[Records with drawing code]
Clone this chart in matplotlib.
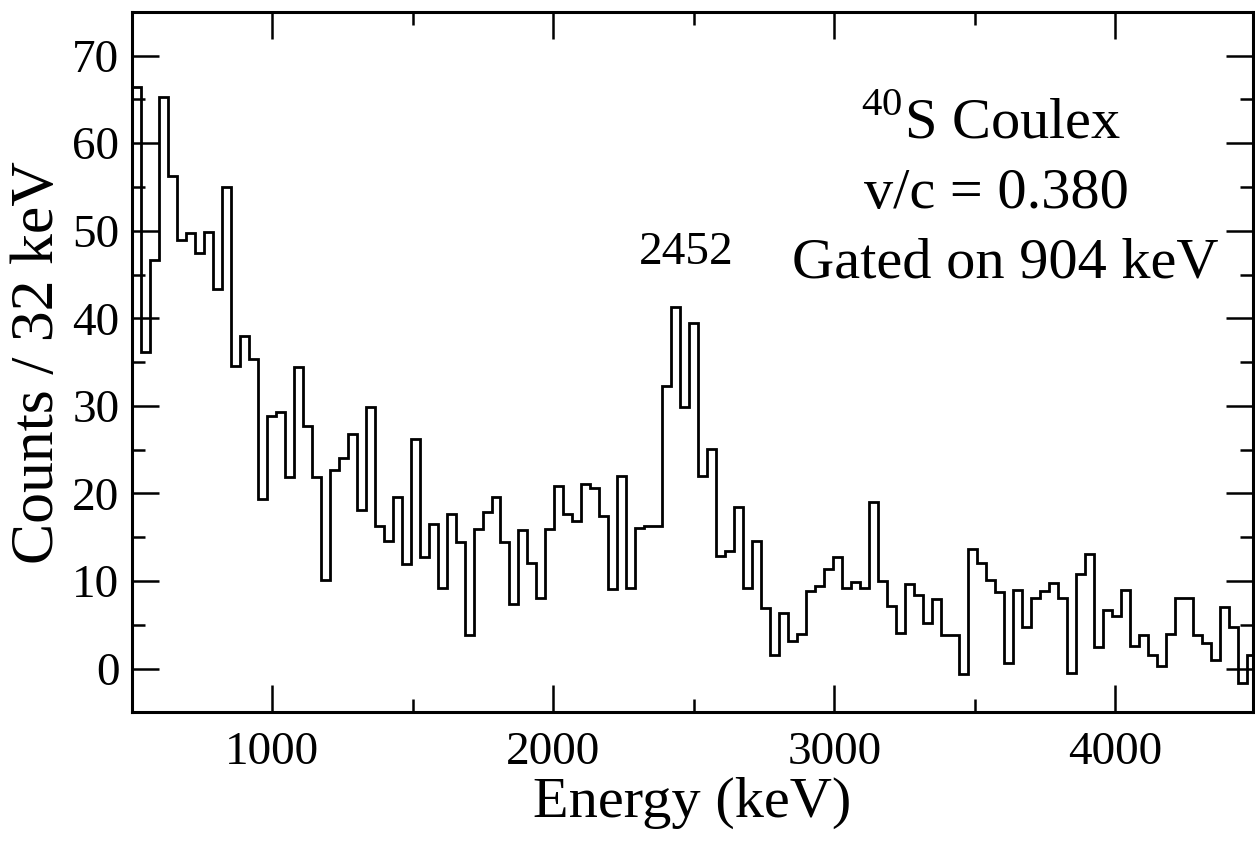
import matplotlib
matplotlib.use('Agg')
import matplotlib.pyplot as plt
import numpy as np
from matplotlib.ticker import MultipleLocator

plt.rcParams['font.family'] = ['Liberation Serif', 'DejaVu Serif']
plt.rcParams['mathtext.fontset'] = 'custom'
plt.rcParams['mathtext.rm'] = 'Liberation Serif'

# 40S Coulex spectrum, gated on 904 keV, 32 keV bins starting at 500 keV
bin_start = 500
bin_width = 32
counts = [66.4, 36.1, 46.6, 65.3, 56.3, 48.9, 49.7, 47.4, 49.9, 43.4,
          55.0, 34.5, 38.0, 35.3, 19.4, 28.8, 29.3, 21.9, 34.4, 27.7,
          21.9, 10.1, 22.7, 24.0, 26.8, 18.1, 29.9, 16.3, 14.6, 19.6,
          11.9, 26.2, 12.7, 16.5, 9.2, 17.7, 14.5, 3.8, 15.9, 17.9,
          19.6, 14.5, 7.4, 15.8, 12.0, 8.0, 15.9, 20.8, 17.6, 16.9,
          21.1, 20.6, 17.4, 9.1, 22.0, 9.2, 16.1, 16.3, 16.3, 32.3,
          41.3, 29.9, 39.5, 22.0, 25.1, 12.8, 13.4, 18.4, 9.2, 14.6,
          6.9, 1.5, 6.3, 3.2, 3.9, 8.8, 9.4, 11.4, 12.7, 9.2,
          9.9, 9.2, 19.0, 10.0, 7.1, 4.1, 9.6, 8.4, 5.2, 7.9,
          3.8, 3.8, -0.6, 13.7, 12.0, 10.1, 8.7, 0.6, 9.0, 4.8,
          8.0, 8.8, 9.8, 8.0, -0.5, 10.85, 13.05, 2.5, 6.7, 6.0,
          9.0, 2.55, 3.8, 1.5, 0.3, 4.0, 8.0, 8.0, 3.8, 2.9,
          1.0, 7.0, 4.8, -1.7, 1.5]
edges = bin_start + bin_width * np.arange(len(counts) + 1)

peak_label = '2452'
info_lines = [r'$^{\mathrm{40}}$S Coulex', 'v/c = 0.380', 'Gated on 904 keV']

fig = plt.figure(figsize=(12.55, 8.43), dpi=100)
ax = fig.add_axes([0.105, 0.155, 0.8935, 0.831])

ax.stairs(counts, edges, baseline=None, color='k', lw=2.0)

ax.set_xlim(500, 4490)
ax.set_ylim(-5, 75)
ax.xaxis.set_major_locator(MultipleLocator(1000))
ax.xaxis.set_minor_locator(MultipleLocator(500))
ax.yaxis.set_major_locator(MultipleLocator(10))
ax.yaxis.set_minor_locator(MultipleLocator(5))
ax.tick_params(which='both', direction='in', top=True, right=True, width=1.8, labelsize=34)
ax.tick_params(which='major', length=19.5)
ax.tick_params(which='minor', length=9.5)
ax.tick_params(axis='x', pad=14)
ax.tick_params(axis='y', pad=9)
for s in ax.spines.values():
    s.set_linewidth(2.2)

ax.set_xlabel('Energy (keV)', fontsize=42, labelpad=2)
ax.set_ylabel('Counts / 32 keV', fontsize=44.5, labelpad=4)

ax.text(2472, 46.2, peak_label, fontsize=34, ha='center', va='baseline')
ax.text(3557, 60.7, info_lines[0], fontsize=42, ha='center', va='baseline')
ax.text(3577, 52.6, info_lines[1], fontsize=42, ha='center', va='baseline')
ax.text(3607, 44.7, info_lines[2], fontsize=42, ha='center', va='baseline')

fig.savefig('out.png', dpi=100)
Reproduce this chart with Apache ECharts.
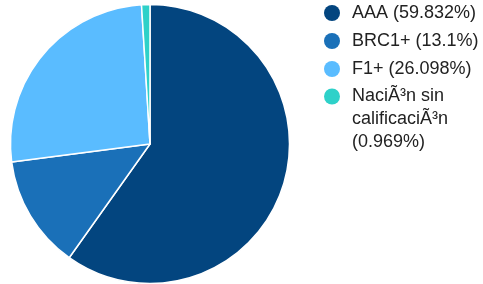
<!DOCTYPE html>
<html>
<head>
<meta charset="utf-8">
<script src="https://cdn.jsdelivr.net/npm/echarts@6/dist/echarts.min.js"></script>
<style>
  html, body { margin: 0; padding: 0; background: #fff; }
  #chart { width: 483px; height: 284px; }
</style>
</head>
<body>
<div id="chart"></div>
<script>
// data
var names = ['AAA', 'BRC1+', 'F1+', 'NaciÃ³n sin calificaciÃ³n'];
var values = [59.832, 13.1, 26.098, 0.969];
var colors = ['#03457f', '#1a70b8', '#5abcff', '#2ed1c9'];

var pieData = names.map(function (n, i) {
  return { name: n, value: values[i], itemStyle: { color: colors[i] } };
});

function legendText(name) {
  var i = names.indexOf(name);
  return name + ' (' + values[i] + '%)';
}

var legendFont = { fontFamily: 'Liberation Sans, Arial, sans-serif', fontSize: 18, color: '#222' };

var chart = echarts.init(document.getElementById('chart'));
var option = {
  animation: false,
  legend: [
    {
      // first three entries, one line each
      data: names.slice(0, 3),
      orient: 'vertical',
      left: 324,
      top: 2,
      padding: 0,
      icon: 'circle',
      itemWidth: 30,
      itemHeight: 16,
      itemGap: 6,
      itemStyle: { borderWidth: 0 },
      selectedMode: false,
      formatter: legendText,
      textStyle: Object.assign({ lineHeight: 22 }, legendFont)
    },
    {
      // wrapped entry: two blank lines in front so the icon sits on its first line
      data: names.slice(3),
      orient: 'vertical',
      left: 324,
      top: 39,
      padding: 0,
      icon: 'circle',
      itemWidth: 30,
      itemHeight: 16,
      itemStyle: { borderWidth: 0 },
      selectedMode: false,
      formatter: function (name) { return '\n\n' + legendText(name); },
      textStyle: Object.assign({ lineHeight: 23, width: 125, overflow: 'break' }, legendFont)
    }
  ],
  series: [{
    type: 'pie',
    center: [150, 144],
    radius: 139.5,
    startAngle: 90,
    clockwise: true,
    label: { show: false },
    labelLine: { show: false },
    itemStyle: { borderColor: '#fff', borderWidth: 1.5 },
    emphasis: { disabled: true },
    data: pieData
  }]
};
chart.setOption(option);
</script>
</body>
</html>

:: TASK ::
Every line from the top of the entries through the line that holds "from matplotlib.ticker import MultipleLocator" is to be quoted exactly, please, and nothing else; omit the pictures.

:: REPLY TO THE EXERCISE ::
Clone this chart in matplotlib.
import matplotlib
matplotlib.use('Agg')
import matplotlib.pyplot as plt
import numpy as np
from matplotlib.ticker import MultipleLocator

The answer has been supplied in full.